Irish actress Caitriona Balfe, who stars as Claire Randall in the long-running Starz series Outlander, plays Mollie Miles, Ken's wife, and mother to their young son, Peter. "What I love about the character of Mollie is that even though she's a stay-at-home mom in the film, she's very much an equal partner in the relationship," Balfe says. "He's a little rough around the edges with his personality and his people skills may not be that great. But this is where their relationship is strong. She tells him when he needs to pull up his boot straps and to also encourage him. There's this real sense that they're a team who supports each other. It was a beautiful thing to be able to play."

Pulitzer and Tony Award-winning writer and actor Tracy Letts (August: Osage County, Lady Bird) portrays Detroit auto legend Henry Ford II, the CEO of Ford Motor Company from 1960 to 1979. The auto racing and sports genre represented a new opportunity for the actor, who was intrigued with the story's historical importance. "It's a classic story of man versus machine, man versus man, and man versus himself," Letts says. "It touches upon a lot of the points of a sports story, but at the same time the historical story that's being told here is a good one. A lot of the cars that we know now, and a lot of the advancements we've seen with technology, starts with this period."

Josh Lucas is Leo Beebe, the Ford Motors Company executive who was given control over Ford's racing program. Best known for his roles in Sweet Home Alabama and the Oscar-winning drama A Beautiful Mind, Lucas previously worked with Bale in 2000's American Psycho. "There's a lyrical quality to the writing," says Lucas. "There's an epic quality to it. There's a kind of poetic aspect to this story on the energy and intensity of race car driving.

Like his father, Peter Miles is completely consumed with the sport of car racing; Peter is portrayed by Noah Jupe who co-starred with John Krasinski and Emily Blunt in the 2018 hit A Quiet Place. "Peter is a happy boy, but he's also a kid whose dad could die at any point in a race," Jupe says. "From an early age, he's been brought into the racing world and wants to be a racer when he's older just like his dad. It's all he's ever known."
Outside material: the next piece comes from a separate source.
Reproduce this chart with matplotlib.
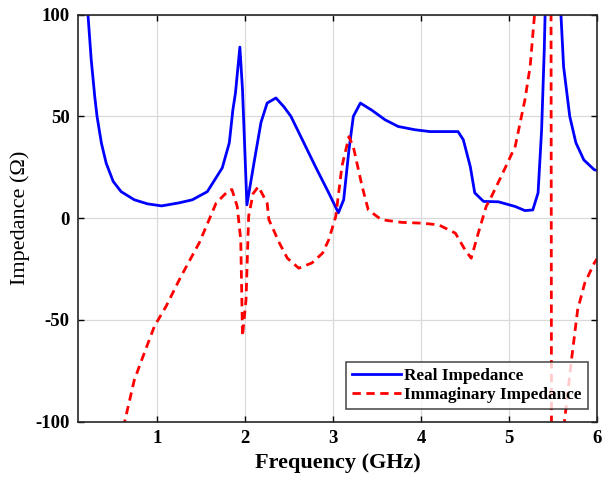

Veteran actor Remo Girone, an Italian leading man of films, television, and stage, plays Enzo Ferrari, whose Scuderia Ferrari racing team dominated the sport for years. Girone is best known for his starring role as a mafia leader in the popular Italian television mini-series La Piovra (The Octopus) as well as his co-starring role as an Italian-American crime boss opposite Ben Affleck in Live by Night.

Ray McKinnon, an American character actor, writer, and director best known for creating the acclaimed SundanceTV drama series, Rectify, plays Phil Remington, the chief engineer at Shelby American. A technical genius who could fix or fabricate anything, Remington is a key partner to Carroll Shelby in helping develop the Ford GT40 MKII that took on Ferrari at Le Mans.

JJ Feild, best known for his roles in Captain America; The First Avenger, Austenland and currently stars opposite Idris Elba and Piper Perabo on Netflix's comedy series "Turn Up Charlie" portrays Roy Lunn, Ford engineer responsible for designing and developing the GT40 race car.

British actor Jack McMullen portrays young Shelby American mechanic Charlie Agapiou-known in the film as Chaz, he works with Ken Miles at Miles' foreign car repair shop in Hollywood before joining him at Shelby's shop in Venice in early 1963. Ken was something of a father figure to young Charlie.

The production also enlisted the sons of racing icons depicted in the film-many of whom are or were champion drivers themselves and grew up knowing Carroll Shelby-to portray their fathers. Some of the notable stunt drivers include Alex Gurney, son of racing legend Dan Gurney; Derek Hill, son of former Formula One champion Phil Hill; and Jeff Bucknum, son of American racecar driver Ronnie Bucknum.